■ **TASK TO CARRY OUT**: Set the listing down unchanged, minus every embedded image.

■ **DATA LINES**:
--- --- ---
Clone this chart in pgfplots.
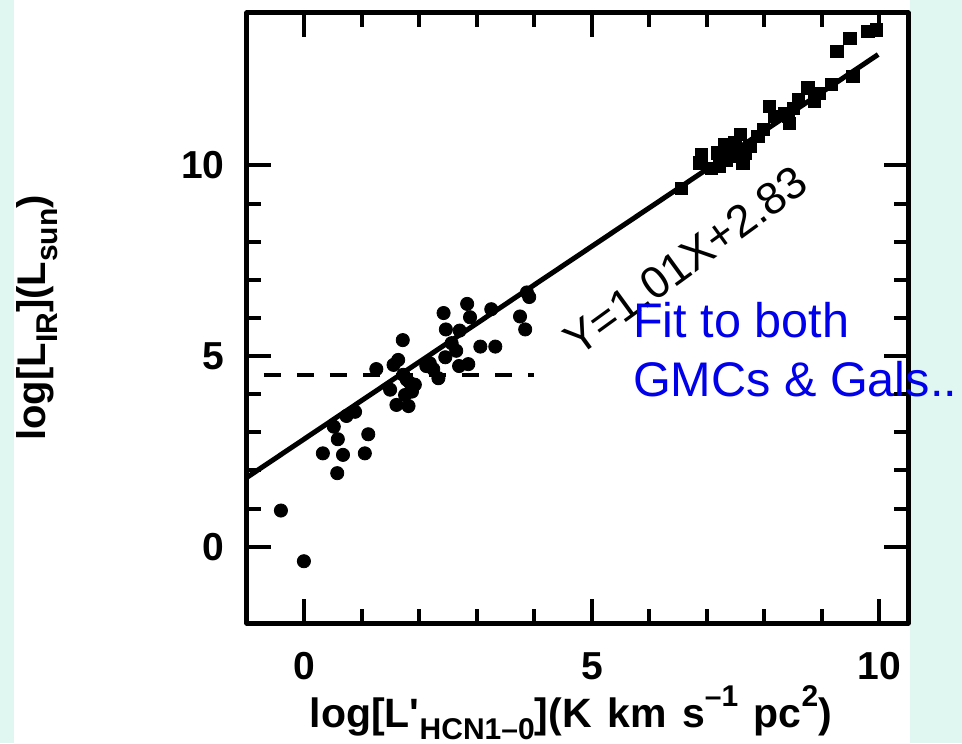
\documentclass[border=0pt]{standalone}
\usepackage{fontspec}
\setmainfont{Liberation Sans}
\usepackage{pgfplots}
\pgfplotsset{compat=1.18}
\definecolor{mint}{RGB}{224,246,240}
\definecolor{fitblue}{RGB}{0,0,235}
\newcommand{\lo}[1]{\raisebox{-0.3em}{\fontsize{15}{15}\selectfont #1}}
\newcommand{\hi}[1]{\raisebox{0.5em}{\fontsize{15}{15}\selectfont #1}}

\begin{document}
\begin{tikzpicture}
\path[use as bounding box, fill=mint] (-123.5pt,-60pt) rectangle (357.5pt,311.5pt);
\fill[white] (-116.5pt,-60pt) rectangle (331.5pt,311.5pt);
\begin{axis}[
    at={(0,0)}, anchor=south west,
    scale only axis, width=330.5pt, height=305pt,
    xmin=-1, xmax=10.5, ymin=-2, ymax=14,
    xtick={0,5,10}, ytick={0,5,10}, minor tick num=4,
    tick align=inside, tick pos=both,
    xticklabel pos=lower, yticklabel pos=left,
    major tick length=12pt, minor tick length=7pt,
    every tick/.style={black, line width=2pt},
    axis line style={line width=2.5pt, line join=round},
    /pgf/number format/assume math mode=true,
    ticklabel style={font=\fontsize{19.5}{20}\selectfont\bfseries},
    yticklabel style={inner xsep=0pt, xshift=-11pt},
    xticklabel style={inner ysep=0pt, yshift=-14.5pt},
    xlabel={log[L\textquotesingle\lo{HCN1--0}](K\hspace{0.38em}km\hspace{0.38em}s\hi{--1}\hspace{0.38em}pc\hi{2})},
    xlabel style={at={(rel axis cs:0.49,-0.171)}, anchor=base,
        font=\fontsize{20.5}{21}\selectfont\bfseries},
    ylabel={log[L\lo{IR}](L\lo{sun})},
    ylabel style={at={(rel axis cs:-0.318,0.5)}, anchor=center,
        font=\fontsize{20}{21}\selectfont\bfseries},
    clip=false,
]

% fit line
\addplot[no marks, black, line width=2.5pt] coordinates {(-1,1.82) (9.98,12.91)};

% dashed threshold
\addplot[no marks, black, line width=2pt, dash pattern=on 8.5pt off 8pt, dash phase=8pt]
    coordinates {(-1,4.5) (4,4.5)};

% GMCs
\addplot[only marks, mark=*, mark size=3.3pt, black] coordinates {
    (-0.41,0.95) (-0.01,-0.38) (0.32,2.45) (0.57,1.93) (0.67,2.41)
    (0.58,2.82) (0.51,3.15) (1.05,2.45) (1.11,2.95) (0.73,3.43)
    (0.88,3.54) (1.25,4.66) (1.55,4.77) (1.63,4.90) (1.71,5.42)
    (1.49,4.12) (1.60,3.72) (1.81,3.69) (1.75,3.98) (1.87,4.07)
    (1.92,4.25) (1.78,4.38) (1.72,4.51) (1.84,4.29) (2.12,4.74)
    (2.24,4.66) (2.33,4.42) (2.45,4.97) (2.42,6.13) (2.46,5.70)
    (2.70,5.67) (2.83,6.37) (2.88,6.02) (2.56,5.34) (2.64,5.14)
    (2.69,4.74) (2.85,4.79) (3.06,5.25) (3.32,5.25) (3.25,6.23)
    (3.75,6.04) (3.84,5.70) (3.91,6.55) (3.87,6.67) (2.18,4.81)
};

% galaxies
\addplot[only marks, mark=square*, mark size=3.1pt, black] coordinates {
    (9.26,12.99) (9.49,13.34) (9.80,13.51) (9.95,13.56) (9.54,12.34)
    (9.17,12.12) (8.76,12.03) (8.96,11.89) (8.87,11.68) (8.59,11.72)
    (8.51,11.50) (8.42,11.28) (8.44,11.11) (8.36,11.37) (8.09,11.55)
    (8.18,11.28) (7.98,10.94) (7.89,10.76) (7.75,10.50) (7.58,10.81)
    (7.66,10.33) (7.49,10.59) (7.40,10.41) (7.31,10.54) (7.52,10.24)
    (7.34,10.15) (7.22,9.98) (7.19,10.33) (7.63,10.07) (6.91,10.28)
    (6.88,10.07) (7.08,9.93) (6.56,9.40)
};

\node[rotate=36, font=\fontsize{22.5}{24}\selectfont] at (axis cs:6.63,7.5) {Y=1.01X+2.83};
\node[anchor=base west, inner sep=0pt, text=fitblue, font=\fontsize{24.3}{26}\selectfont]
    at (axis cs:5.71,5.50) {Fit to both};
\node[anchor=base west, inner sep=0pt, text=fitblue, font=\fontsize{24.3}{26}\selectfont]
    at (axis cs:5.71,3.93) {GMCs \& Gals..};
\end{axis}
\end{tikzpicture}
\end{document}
--- --- ---
■ **ANSWER FOR THE TASK**:
Clone this chart in pgfplots.
\documentclass[border=0pt]{standalone}
\usepackage{fontspec}
\setmainfont{Liberation Sans}
\usepackage{pgfplots}
\pgfplotsset{compat=1.18}
\definecolor{mint}{RGB}{224,246,240}
\definecolor{fitblue}{RGB}{0,0,235}
\newcommand{\lo}[1]{\raisebox{-0.3em}{\fontsize{15}{15}\selectfont #1}}
\newcommand{\hi}[1]{\raisebox{0.5em}{\fontsize{15}{15}\selectfont #1}}

\begin{document}
\begin{tikzpicture}
\path[use as bounding box, fill=mint] (-123.5pt,-60pt) rectangle (357.5pt,311.5pt);
\fill[white] (-116.5pt,-60pt) rectangle (331.5pt,311.5pt);
\begin{axis}[
    at={(0,0)}, anchor=south west,
    scale only axis, width=330.5pt, height=305pt,
    xmin=-1, xmax=10.5, ymin=-2, ymax=14,
    xtick={0,5,10}, ytick={0,5,10}, minor tick num=4,
    tick align=inside, tick pos=both,
    xticklabel pos=lower, yticklabel pos=left,
    major tick length=12pt, minor tick length=7pt,
    every tick/.style={black, line width=2pt},
    axis line style={line width=2.5pt, line join=round},
    /pgf/number format/assume math mode=true,
    ticklabel style={font=\fontsize{19.5}{20}\selectfont\bfseries},
    yticklabel style={inner xsep=0pt, xshift=-11pt},
    xticklabel style={inner ysep=0pt, yshift=-14.5pt},
    xlabel={log[L\textquotesingle\lo{HCN1--0}](K\hspace{0.38em}km\hspace{0.38em}s\hi{--1}\hspace{0.38em}pc\hi{2})},
    xlabel style={at={(rel axis cs:0.49,-0.171)}, anchor=base,
        font=\fontsize{20.5}{21}\selectfont\bfseries},
    ylabel={log[L\lo{IR}](L\lo{sun})},
    ylabel style={at={(rel axis cs:-0.318,0.5)}, anchor=center,
        font=\fontsize{20}{21}\selectfont\bfseries},
    clip=false,
]

% fit line
\addplot[no marks, black, line width=2.5pt] coordinates {(-1,1.82) (9.98,12.91)};

% dashed threshold
\addplot[no marks, black, line width=2pt, dash pattern=on 8.5pt off 8pt, dash phase=8pt]
    coordinates {(-1,4.5) (4,4.5)};

% GMCs
\addplot[only marks, mark=*, mark size=3.3pt, black] coordinates {
    (-0.41,0.95) (-0.01,-0.38) (0.32,2.45) (0.57,1.93) (0.67,2.41)
    (0.58,2.82) (0.51,3.15) (1.05,2.45) (1.11,2.95) (0.73,3.43)
    (0.88,3.54) (1.25,4.66) (1.55,4.77) (1.63,4.90) (1.71,5.42)
    (1.49,4.12) (1.60,3.72) (1.81,3.69) (1.75,3.98) (1.87,4.07)
    (1.92,4.25) (1.78,4.38) (1.72,4.51) (1.84,4.29) (2.12,4.74)
    (2.24,4.66) (2.33,4.42) (2.45,4.97) (2.42,6.13) (2.46,5.70)
    (2.70,5.67) (2.83,6.37) (2.88,6.02) (2.56,5.34) (2.64,5.14)
    (2.69,4.74) (2.85,4.79) (3.06,5.25) (3.32,5.25) (3.25,6.23)
    (3.75,6.04) (3.84,5.70) (3.91,6.55) (3.87,6.67) (2.18,4.81)
};

% galaxies
\addplot[only marks, mark=square*, mark size=3.1pt, black] coordinates {
    (9.26,12.99) (9.49,13.34) (9.80,13.51) (9.95,13.56) (9.54,12.34)
    (9.17,12.12) (8.76,12.03) (8.96,11.89) (8.87,11.68) (8.59,11.72)
    (8.51,11.50) (8.42,11.28) (8.44,11.11) (8.36,11.37) (8.09,11.55)
    (8.18,11.28) (7.98,10.94) (7.89,10.76) (7.75,10.50) (7.58,10.81)
    (7.66,10.33) (7.49,10.59) (7.40,10.41) (7.31,10.54) (7.52,10.24)
    (7.34,10.15) (7.22,9.98) (7.19,10.33) (7.63,10.07) (6.91,10.28)
    (6.88,10.07) (7.08,9.93) (6.56,9.40)
};

\node[rotate=36, font=\fontsize{22.5}{24}\selectfont] at (axis cs:6.63,7.5) {Y=1.01X+2.83};
\node[anchor=base west, inner sep=0pt, text=fitblue, font=\fontsize{24.3}{26}\selectfont]
    at (axis cs:5.71,5.50) {Fit to both};
\node[anchor=base west, inner sep=0pt, text=fitblue, font=\fontsize{24.3}{26}\selectfont]
    at (axis cs:5.71,3.93) {GMCs \& Gals..};
\end{axis}
\end{tikzpicture}
\end{document}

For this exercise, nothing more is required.